At first, we were a bit embarrassed that clients would see that space, and we always tried to receive them in the meeting room or the creative space. While we dreamed of implementing agile methodologies in a more formal environment, we discovered that many of the best ideas, the most creative, the most innovative, the most different, and, above all, the most polished ones arose when people from different areas would get together in the kitchen to prepare a coffee or a mate and speak about cinema, football, fashion, music, and life in general.
In these encounters, where people who wouldn’t usually work together as a team would receive input from each other horizontally and without filters, solutions to our projects started to glide smoothly. Inevitably, those talks ended up with new concepts, new insights, new projects, new proposals, and new points of view, catalyzing and leveraging the ideas.
It was then when we realized that instead of moving the kitchen to a separate area as we originally had in mind, we needed to upcycle this fact and glorify the encounter. The kitchen became “the place” where different people from different areas gathered to discuss ideas. It soon became the meeting room for some of our clients to have a coffee and talk things over with our teams.
Years later, when we moved to a four-story building remodeled to house the agency, we decided to include an open kitchen on each floor for people to gather for a coffee and hold discussions and exchange opinions.
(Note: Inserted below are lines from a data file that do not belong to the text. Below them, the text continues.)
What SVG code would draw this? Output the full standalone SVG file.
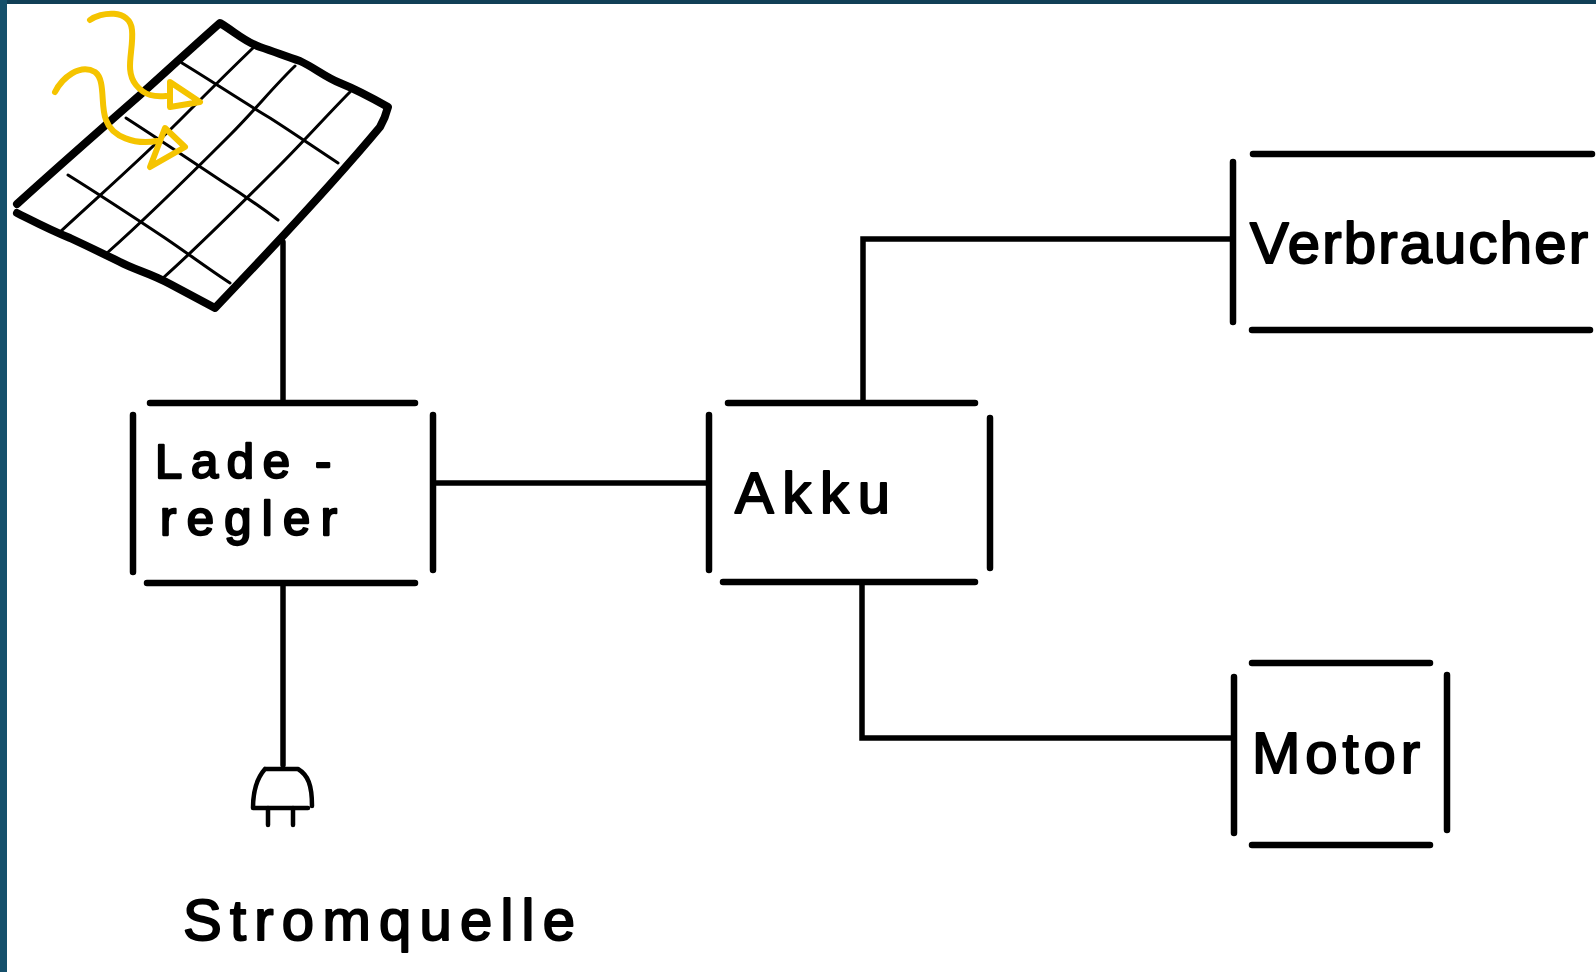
<svg xmlns="http://www.w3.org/2000/svg" width="1596" height="972" viewBox="0 0 1596 972">
<style>
.bx{stroke:#000;stroke-width:6.5;stroke-linecap:round;fill:none}
.cn{stroke:#000;stroke-width:5.5;stroke-linecap:round;stroke-linejoin:miter;fill:none}
.pl{stroke:#000;stroke-width:4.5;stroke-linecap:round;stroke-linejoin:round;fill:none}
.gr{stroke:#000;stroke-width:3;stroke-linecap:round;fill:none}
.pn{stroke:#000;stroke-width:8;stroke-linecap:round;stroke-linejoin:round;fill:none}
.sun{stroke:#f5c400;stroke-width:6;stroke-linecap:round;stroke-linejoin:round;fill:none}
.t{font-family:"Liberation Sans",Arial,sans-serif;font-size:58px;fill:#000;stroke:#000;stroke-width:2;stroke-linejoin:round}
.t2{font-size:49px;stroke-width:2.3}
</style>
<rect x="0" y="0" width="1596" height="972" fill="#ffffff"/>
<rect x="0" y="0" width="1596" height="4" fill="#113f56"/>
<rect x="0" y="0" width="7" height="972" fill="#15506b"/>

<g id="connectors">
<path class="cn" d="M283,242 V403"/>
<path class="cn" d="M283,583 V765"/>
<path class="cn" d="M433,483 H709"/>
<path class="cn" d="M863,403 V239 H1233"/>
<path class="cn" d="M862,582 V738 H1234"/>
</g>

<g id="solarpanel">
<path class="pn" d="M17,204 C60,165 100,130 140,95 C170,68 195,45 220,23 C235,32 245,42 260,47 C275,52 285,56 300,61 C315,68 325,77 340,83 C355,89 365,94 388,107 C386,115 384,120 380,127 C340,175 280,240 215,308 C200,300 185,292 170,284 C150,273 135,270 120,262 C100,252 85,245 70,238 C50,230 35,222 17,213"/>
<path class="gr" d="M60,232 C100,195 140,160 180,120 C205,95 230,70 253,48"/>
<path class="gr" d="M107,253 C150,215 190,175 230,135 C255,110 275,85 295,66"/>
<path class="gr" d="M163,278 C200,245 240,205 280,165 C305,140 330,112 350,92"/>
<path class="gr" d="M182,63 C210,80 240,100 270,118 C295,134 318,150 338,163"/>
<path class="gr" d="M126,118 C160,140 190,160 220,180 C245,196 262,208 278,220"/>
<path class="gr" d="M68,175 C100,195 135,218 165,238 C190,255 210,270 230,283"/>
</g>

<g id="sunrays">
<path class="sun" d="M90,20 C100,12 130,8 132,30 C134,50 124,70 136,85 C145,96 155,97 166,96"/>
<path class="sun" d="M170,82 L200,102 L170,107 Z"/>
<path class="sun" d="M55,92 C62,78 80,63 95,72 C106,80 100,105 106,120 C112,137 135,145 157,141"/>
<path class="sun" d="M165,128 L185,147 L150,167 Z"/>
</g>

<g id="laderegler">
<path class="bx" d="M150,403 H415 M147,583 H415 M133,415 V572 M433,415 V570"/>
<text class="t t2"><tspan x="155" y="478" textLength="135" lengthAdjust="spacing">Lade</tspan><tspan x="315" y="478">-</tspan><tspan x="160" y="535" textLength="177" lengthAdjust="spacing">regler</tspan></text>
</g>

<g id="akku">
<path class="bx" d="M728,403 H975 M723,582 H975 M709,415 V570 M990,418 V568"/>
<text class="t" x="735" y="513" textLength="155" lengthAdjust="spacing">Akku</text>
</g>

<g id="verbraucher">
<path class="bx" d="M1253,154 H1592 M1252,330 H1590 M1233,162 V322"/>
<text class="t" x="1250" y="263" textLength="338" lengthAdjust="spacing">Verbraucher</text>
</g>

<g id="motor">
<path class="bx" d="M1252,663 H1430 M1252,845 H1430 M1234,677 V833 M1447,675 V830"/>
<text class="t" x="1252" y="773" textLength="168" lengthAdjust="spacing">Motor</text>
</g>

<g id="stromquelle">
<path class="pl" d="M265,769 H298 C308,775 312,785 312,806 M265,769 C257,778 253,792 253,808 H308"/>
<path class="pl" d="M268,808 V825 M293,808 V825"/>
<text class="t" x="183" y="940" textLength="392" lengthAdjust="spacing">Stromquelle</text>
</g>
</svg>
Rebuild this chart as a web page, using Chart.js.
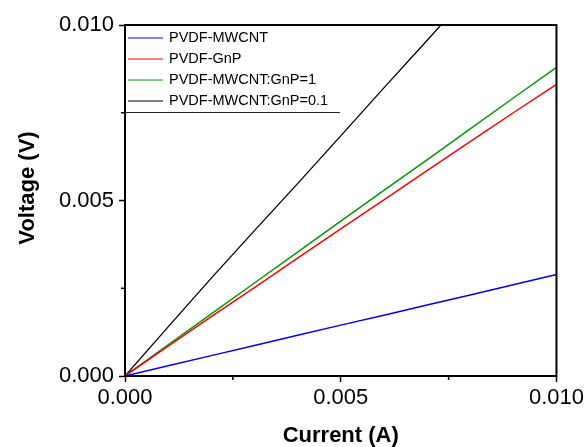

We were already calling this environment “the kitchen factor”.
Many companies where creativity is an essential component do not understand this “kitchen factor” dynamic, which arose from apprehending the true interests of the people. Many companies in which creative solutions are necessary to grow the business would benefit from understanding and integrating this quasi-casual factor that enhances iteration and innovation, breaking down the (much-feared and disrupting) meetings, calls, zooms, etc., of a typical company dynamics.
Everyone can take advantage of the Kitchen Factor, from a software developer to a food producer. It works for those who use traditional methods or even more for those who implement agile methodologies. Offering people to spend time in a place to stimulate creativity beyond the typical criterion can turn their interests into a hub of creativity and will significantly improve the performance of the business.
This is part of the culture from which Super was born.